:: DATA BLOCK ::
-- Start --

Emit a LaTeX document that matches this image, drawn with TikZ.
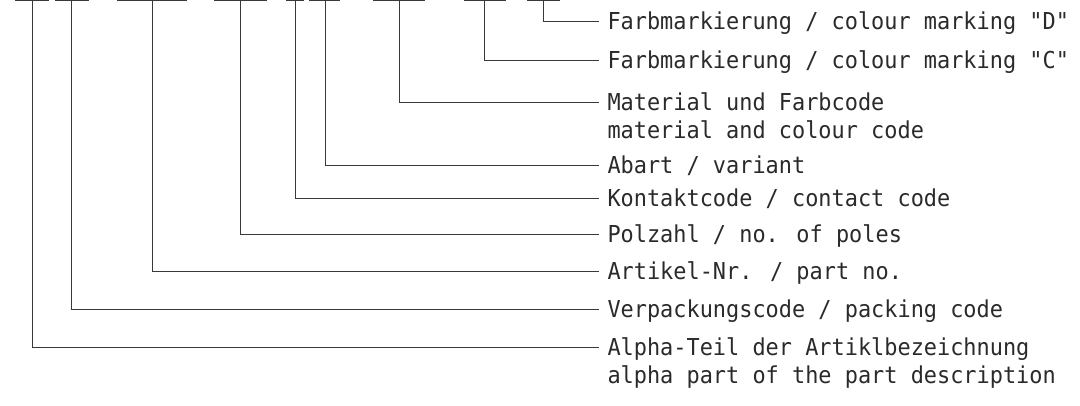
\documentclass[tikz,border=0pt]{standalone}
\usepackage{fontspec}
\usetikzlibrary{positioning}
\newfontfamily\isofont[FakeStretch=0.94]{DejaVu Sans Mono}
\definecolor{dwgLine}{HTML}{3A3A3A}
\definecolor{dwgText}{HTML}{2A2A2A}
\tikzset{
  % thin drafting lines, text in a technical mono face
  every picture/.append style = {line width=1pt},
  bar/.style    = {dwgLine, line width=1.2pt},
  leader/.style = {dwgLine, line width=1pt},
  lbl/.style    = {anchor=west, inner xsep=8pt, inner ysep=0pt,
                   text height=17pt, text depth=0pt, dwgText,
                   font=\isofont\fontsize{23.3}{27}\selectfont},
}

\begin{document}
\begin{tikzpicture}[x=1pt, y=-1pt,
    sub/.style={lbl, inner xsep=0pt}]
  \useasboundingbox (0,0) rectangle (1080,405);
  % code fields along the top edge
  \foreach \l/\r/\s/\n in {15/49/32/alpha, 55/89/71/pack, 117/187/152/part,
      214/267/240/poles, 286/304/295/contact, 309/340/325/variant,
      373/425/399/material, 464/506/484/colC, 527/560/543/colD} {
    \draw[bar] (\l,0.6) -- (\r,0.6);
    \coordinate (f-\n) at (\s,0.6);
  }
  % legend texts
  \node[lbl] (colD) at (599,21) {Farbmarkierung / colour marking "D"};
  \node[lbl] (colC) at (599,60) {Farbmarkierung / colour marking "C"};
  \node[lbl] (material) at (599,102) {Material und Farbcode};
  \node[sub, below=10pt of material.south west, anchor=north west, xshift=8pt]
    (material2) {material and colour code};
  \node[lbl] (variant) at (599,165) {Abart / variant};
  \node[lbl] (contact) at (599,198) {Kontaktcode / contact code};
  \node[lbl] (poles) at (599,234) {Polzahl / no. of poles};
  \node[lbl] (part) at (599,271) {Artikel-Nr. / part no.};
  \node[lbl] (pack) at (599,309) {Verpackungscode / packing code};
  \node[lbl] (alpha) at (599,347) {Alpha-Teil der Artiklbezeichnung};
  \node[sub, below=10pt of alpha.south west, anchor=north west, xshift=8pt]
    (alpha2) {alpha part of the part description};
  % leaders from each field to its text
  \foreach \n in {colD, colC, material, variant, contact, poles, part, pack, alpha}
    \draw[leader] (f-\n) |- (\n.west);
\end{tikzpicture}
\end{document}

-- End --

:: DIRECTIONS ::
Copy out the listing exactly as it stands, but not the pictures.

:: RESPONSE BELOW ::
Emit a LaTeX document that matches this image, drawn with TikZ.
\documentclass[tikz,border=0pt]{standalone}
\usepackage{fontspec}
\usetikzlibrary{positioning}
\newfontfamily\isofont[FakeStretch=0.94]{DejaVu Sans Mono}
\definecolor{dwgLine}{HTML}{3A3A3A}
\definecolor{dwgText}{HTML}{2A2A2A}
\tikzset{
  % thin drafting lines, text in a technical mono face
  every picture/.append style = {line width=1pt},
  bar/.style    = {dwgLine, line width=1.2pt},
  leader/.style = {dwgLine, line width=1pt},
  lbl/.style    = {anchor=west, inner xsep=8pt, inner ysep=0pt,
                   text height=17pt, text depth=0pt, dwgText,
                   font=\isofont\fontsize{23.3}{27}\selectfont},
}

\begin{document}
\begin{tikzpicture}[x=1pt, y=-1pt,
    sub/.style={lbl, inner xsep=0pt}]
  \useasboundingbox (0,0) rectangle (1080,405);
  % code fields along the top edge
  \foreach \l/\r/\s/\n in {15/49/32/alpha, 55/89/71/pack, 117/187/152/part,
      214/267/240/poles, 286/304/295/contact, 309/340/325/variant,
      373/425/399/material, 464/506/484/colC, 527/560/543/colD} {
    \draw[bar] (\l,0.6) -- (\r,0.6);
    \coordinate (f-\n) at (\s,0.6);
  }
  % legend texts
  \node[lbl] (colD) at (599,21) {Farbmarkierung / colour marking "D"};
  \node[lbl] (colC) at (599,60) {Farbmarkierung / colour marking "C"};
  \node[lbl] (material) at (599,102) {Material und Farbcode};
  \node[sub, below=10pt of material.south west, anchor=north west, xshift=8pt]
    (material2) {material and colour code};
  \node[lbl] (variant) at (599,165) {Abart / variant};
  \node[lbl] (contact) at (599,198) {Kontaktcode / contact code};
  \node[lbl] (poles) at (599,234) {Polzahl / no. of poles};
  \node[lbl] (part) at (599,271) {Artikel-Nr. / part no.};
  \node[lbl] (pack) at (599,309) {Verpackungscode / packing code};
  \node[lbl] (alpha) at (599,347) {Alpha-Teil der Artiklbezeichnung};
  \node[sub, below=10pt of alpha.south west, anchor=north west, xshift=8pt]
    (alpha2) {alpha part of the part description};
  % leaders from each field to its text
  \foreach \n in {colD, colC, material, variant, contact, poles, part, pack, alpha}
    \draw[leader] (f-\n) |- (\n.west);
\end{tikzpicture}
\end{document}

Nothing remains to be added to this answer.